Mukbang and food challenges: the edge cases
Mukbang and food challenge formats automatically trigger the conversation around the Social Eating label. Three points to keep in mind.
When the label becomes mandatory
The moment food is the central activity of the segment, not a side prop. A "eat a kilo of pasta in 10 minutes" challenge is Social Eating without hesitation. An Asian candy tasting in chat is Social Eating. Flipping the label protects you, not flipping it exposes you to a strike if Twitch reclassifies your segment.
Mukbang on Twitch vs YouTube and TikTok
The mukbang format blew up on YouTube and TikTok since 2019. On Twitch it stays a niche format, and that is OK. You can mix gaming into it, which you cannot do on YouTube mukbang pure. But do not launch a 100% mukbang channel on Twitch thinking it is your shortcut to break out: Twitch viewers come for the interactive live, not the passive format.

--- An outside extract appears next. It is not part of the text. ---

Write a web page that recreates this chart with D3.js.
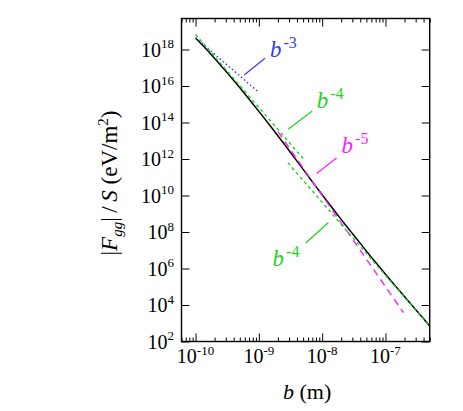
<!DOCTYPE html>
<html><head><meta charset="utf-8">
<script src="https://cdn.jsdelivr.net/npm/d3@7/dist/d3.min.js"></script>
<style>
html,body{margin:0;padding:0;background:#fff;}
svg{display:block;}
text{font-family:"Liberation Serif","Times New Roman","DejaVu Serif",serif;fill:#000;}
</style></head>
<body>
<script>
// ---- data ----
// full curve |F_gg|/S versus b : log10 values
const curveLogB = [-10,-9.9,-9.8,-9.7,-9.6,-9.5,-9.4,-9.3,-9.2,-9.1,-9.0,-8.9,-8.8,-8.7,-8.6,-8.5,-8.4,-8.3,-8.2,-8.1,-8.0,-7.9,-7.8,-7.7,-7.6,-7.5,-7.4,-7.3,-7.2,-7.1,-7.0,-6.9,-6.8,-6.7,-6.6,-6.5,-6.4,-6.301];
const curveLogF = [18.63,18.27,17.90,17.52,17.13,16.73,16.32,15.90,15.475,15.045,14.61,14.17,13.725,13.275,12.82,12.36,11.895,11.43,10.965,10.50,10.04,9.585,9.135,8.69,8.25,7.82,7.39,6.95,6.525,6.105,5.69,5.28,4.87,4.47,4.06,3.66,3.26,2.84];
// asymptotic power-law guide lines
const refExponent = ["-3","-4","-5","-4"];
const refStartB = [1e-10, 1e-10, 2e-9, 2.88e-9];
const refEndB   = [1e-9, 5e-9, 1.93e-7, 5e-7];
const refStartF = [4.47e18, 6.61e18, 3.16e13, 6.14e11];
const refEndF   = [4.47e15, 1.06e12, 3.80e3, 676];
// axis ticks
const xMajor = [1e-10,1e-9,1e-8,1e-7];
const xMajorExp = ["-10","-9","-8","-7"];
const yMajor = [1e2,1e4,1e6,1e8,1e10,1e12,1e14,1e16,1e18];
const yMajorExp = ["2","4","6","8","10","12","14","16","18"];
const xDomain = [6e-11, 5e-7];
const yDomain = [1e2, 5e19];

// ---- layout / style ----
const W = 463, H = 411;
const L = 181.5, R = 429.7, T = 18.5, B = 341.5;
const refColor = ["#3c3cf0","#1ed21e","#ff1eff","#1ed21e"];
const refDash  = ["1.6,2.4","3.2,3","7,5","3.2,3"];
// annotation anchors in data coordinates: [b, F] of label, pointer start, pointer end
const annot = [
  {lb:1.50e-9, lf:3.88e17, p1:[5.87e-10,4.01e16], p2:[1.25e-9,3.30e17]},
  {lb:8.18e-9, lf:6.0e14,  p1:[2.91e-9,4.24e13],  p2:[6.98e-9,4.27e14]},
  {lb:2.03e-8, lf:2.05e12, p1:[8.18e-9,1.60e11],  p2:[1.69e-8,1.14e12]},
  {lb:1.65e-9, lf:1.37e6,  p1:[5.55e-9,2.59e7],   p2:[1.25e-8,3.24e8]}
];

const svg = d3.select("body").append("svg").attr("width",W).attr("height",H);
const x = d3.scaleLog().domain(xDomain).range([L,R]);
const y = d3.scaleLog().domain(yDomain).range([B,T]);

// minor x ticks
const xMinor = [];
for (let e=-11;e<=-7;e++) for (let m=2;m<=9;m++){ const v=m*Math.pow(10,e); if(v>=xDomain[0]&&v<=xDomain[1]) xMinor.push(v); }

function styleAxis(g){ g.select(".domain").remove(); g.selectAll(".tick line").attr("stroke","#000").attr("stroke-width",1); g.selectAll(".tick text").remove(); }

svg.append("g").attr("transform",`translate(0,${B})`).call(d3.axisBottom(x).tickValues(xMajor).tickSizeInner(-8).tickSizeOuter(0).tickFormat(()=>"")).call(styleAxis);
svg.append("g").attr("transform",`translate(0,${B})`).call(d3.axisBottom(x).tickValues(xMinor).tickSizeInner(-4).tickSizeOuter(0).tickFormat(()=>"")).call(styleAxis);
svg.append("g").attr("transform",`translate(0,${T})`).call(d3.axisTop(x).tickValues(xMajor).tickSizeInner(-8).tickSizeOuter(0).tickFormat(()=>"")).call(styleAxis);
svg.append("g").attr("transform",`translate(0,${T})`).call(d3.axisTop(x).tickValues(xMinor).tickSizeInner(-4).tickSizeOuter(0).tickFormat(()=>"")).call(styleAxis);
svg.append("g").attr("transform",`translate(${L},0)`).call(d3.axisLeft(y).tickValues(yMajor).tickSizeInner(-8).tickSizeOuter(0).tickFormat(()=>"")).call(styleAxis);
svg.append("g").attr("transform",`translate(${R},0)`).call(d3.axisRight(y).tickValues(yMajor).tickSizeInner(-8).tickSizeOuter(0).tickFormat(()=>"")).call(styleAxis);

// frame
svg.append("rect").attr("x",L).attr("y",T).attr("width",R-L).attr("height",B-T)
  .attr("fill","none").attr("stroke","#000").attr("stroke-width",1.4);

// tick labels
const xl = svg.append("g").selectAll("text").data(xMajor).join("text")
  .attr("x",d=>x(d)).attr("y",B+21.5).attr("text-anchor","middle").style("font-size","20px");
xl.append("tspan").text("10");
xl.append("tspan").attr("dy",-8).style("font-size","13px").text((d,i)=>xMajorExp[i]);

const yl = svg.append("g").selectAll("text").data(yMajor).join("text")
  .attr("x",L-7.5).attr("y",d=>y(d)+7.4).attr("text-anchor","end").style("font-size","20px");
yl.append("tspan").text("10");
yl.append("tspan").attr("dy",-8.5).style("font-size","13px").text((d,i)=>yMajorExp[i]);

// axis titles
const xt = svg.append("text").attr("x",(L+R)/2+1.5).attr("y",399).attr("text-anchor","middle").style("font-size","22px");
xt.append("tspan").style("font-style","italic").text("b");
xt.append("tspan").text(" (m)");

const yt = svg.append("text").attr("transform",`translate(117,${(T+B)/2+3}) rotate(-90)`).attr("text-anchor","middle").style("font-size","23px");
yt.append("tspan").text("|");
yt.append("tspan").style("font-style","italic").text("F");
yt.append("tspan").style("font-style","italic").style("font-size","15px").attr("dy",5).text("gg");
yt.append("tspan").attr("dy",-5).text("|\u2009/\u2009");
yt.append("tspan").style("font-style","italic").text("S");
yt.append("tspan").text(" (eV/m");
yt.append("tspan").style("font-size","15px").attr("dy",-9).text("2");
yt.append("tspan").attr("dy",9).text(")");

const plot = svg.append("g");
// guide lines
const lineG = d3.line().x(d=>x(d[0])).y(d=>y(d[1]));
refExponent.forEach((e,i)=>{
  plot.append("path").datum([[refStartB[i],refStartF[i]],[refEndB[i],refEndF[i]]])
    .attr("d",lineG).attr("fill","none").attr("stroke",refColor[i]).attr("stroke-width",1.4)
    .attr("stroke-dasharray",refDash[i]);
});
// main curve
const curvePts = curveLogB.map((lb,i)=>[Math.pow(10,lb),Math.pow(10,curveLogF[i])]);
plot.insert("path",":first-child").datum(curvePts)
  .attr("d",d3.line().x(d=>x(d[0])).y(d=>y(d[1])).curve(d3.curveMonotoneX))
  .attr("fill","none").attr("stroke","#000").attr("stroke-width",1.5);

// annotations
annot.forEach((a,i)=>{
  plot.append("line").attr("x1",x(a.p1[0])).attr("y1",y(a.p1[1])).attr("x2",x(a.p2[0])).attr("y2",y(a.p2[1]))
    .attr("stroke",refColor[i]).attr("stroke-width",1.2);
  const t = plot.append("text").attr("x",x(a.lb)).attr("y",y(a.lf)).style("font-size","23px").style("fill",refColor[i]);
  t.append("tspan").style("font-style","italic").text("b");
  t.append("tspan").attr("dx",2).attr("dy",-9.5).style("font-size","16px").text(refExponent[i]);
});
</script>
</body></html>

Food challenges and safety
Twitch Community Guidelines forbid the glorification of disordered eating and self-endangerment. A "eat a Carolina Reaper pepper" challenge sits in a gray zone: do it once for the fun, it slides. Build a channel on extreme food challenges, you will end up sanctioned. Stay in the community format, not the dangerous challenge format.
Conclusion: the framework fits in 3 criteria
Eating on a Twitch stream is allowed by default. The Social Eating label only concerns you if eating becomes the primary activity of the segment, which will never be the case if you stream gaming with a sandwich in hand.
To decide on your next live: check the duration (under 2h eat before, past 4h plan), the game intensity (not during a ranked competitive game), and the audience expectation. For the rest, mic-friendly finger food, BRB scene for the real breaks, and you can hold a 24-hour subathon without wrecking your audio or your watchtime.